Collected data entries
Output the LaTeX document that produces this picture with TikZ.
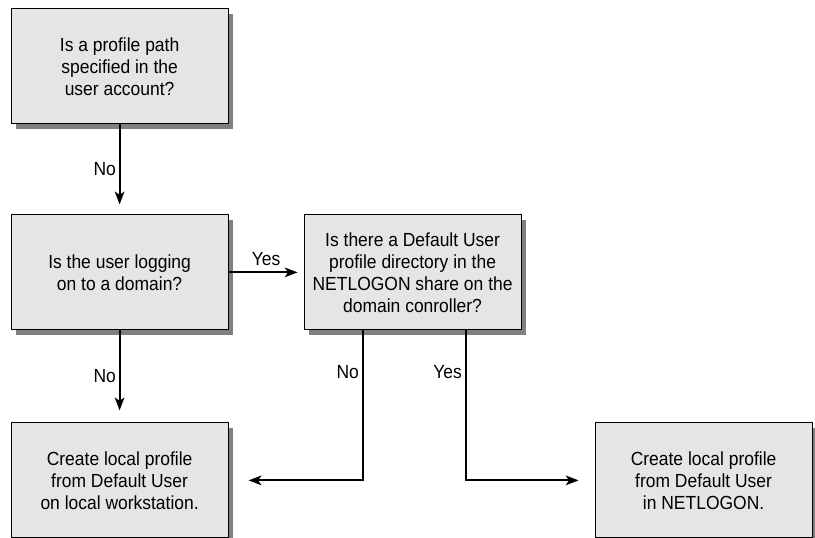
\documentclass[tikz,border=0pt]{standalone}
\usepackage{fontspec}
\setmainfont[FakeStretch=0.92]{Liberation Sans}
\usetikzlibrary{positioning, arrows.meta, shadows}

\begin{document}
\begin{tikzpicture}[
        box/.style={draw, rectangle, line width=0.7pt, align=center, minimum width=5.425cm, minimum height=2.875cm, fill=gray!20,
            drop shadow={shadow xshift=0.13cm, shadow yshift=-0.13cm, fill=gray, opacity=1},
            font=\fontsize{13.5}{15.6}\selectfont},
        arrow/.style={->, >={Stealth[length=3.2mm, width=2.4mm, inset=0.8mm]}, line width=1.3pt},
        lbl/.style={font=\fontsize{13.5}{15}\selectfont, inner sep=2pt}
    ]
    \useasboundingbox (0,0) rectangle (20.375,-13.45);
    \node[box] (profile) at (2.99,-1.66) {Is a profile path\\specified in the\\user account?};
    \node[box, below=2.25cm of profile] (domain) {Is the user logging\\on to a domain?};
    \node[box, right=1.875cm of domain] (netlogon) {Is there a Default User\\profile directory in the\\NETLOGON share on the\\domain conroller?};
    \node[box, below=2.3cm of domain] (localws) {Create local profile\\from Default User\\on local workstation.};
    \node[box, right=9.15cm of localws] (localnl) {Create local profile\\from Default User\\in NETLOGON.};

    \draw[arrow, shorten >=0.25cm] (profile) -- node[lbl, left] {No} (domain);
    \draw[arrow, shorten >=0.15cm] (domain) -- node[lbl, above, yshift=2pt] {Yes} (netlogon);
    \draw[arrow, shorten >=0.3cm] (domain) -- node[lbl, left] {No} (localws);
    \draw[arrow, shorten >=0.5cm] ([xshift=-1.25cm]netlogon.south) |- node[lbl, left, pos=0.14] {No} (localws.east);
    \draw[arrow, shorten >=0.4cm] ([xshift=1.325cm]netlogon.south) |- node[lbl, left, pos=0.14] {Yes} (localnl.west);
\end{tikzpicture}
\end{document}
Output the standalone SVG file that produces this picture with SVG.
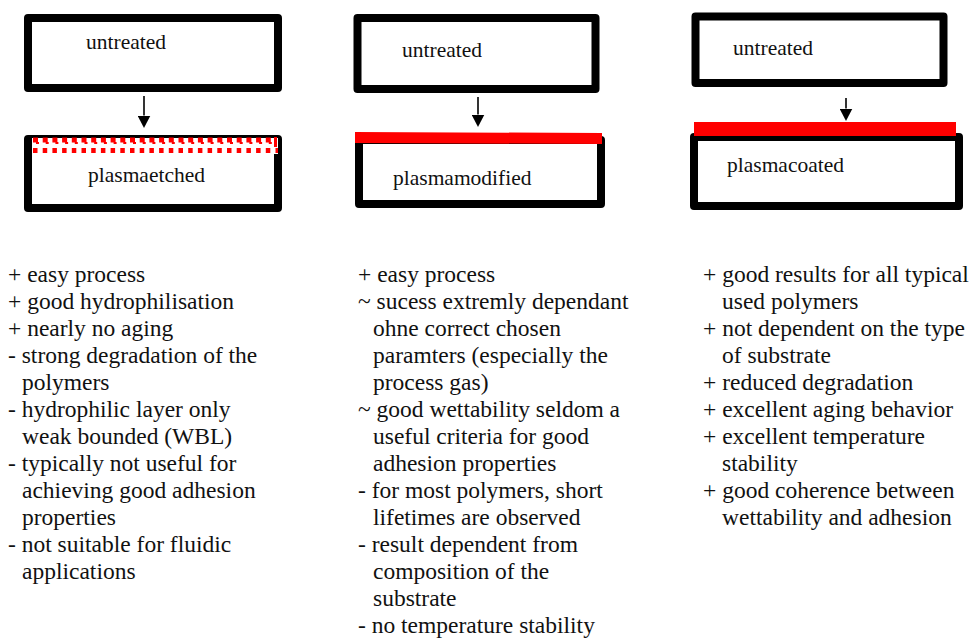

Objective
Look through the material and say how many lines hold "Output". Give the number only.

The answer
2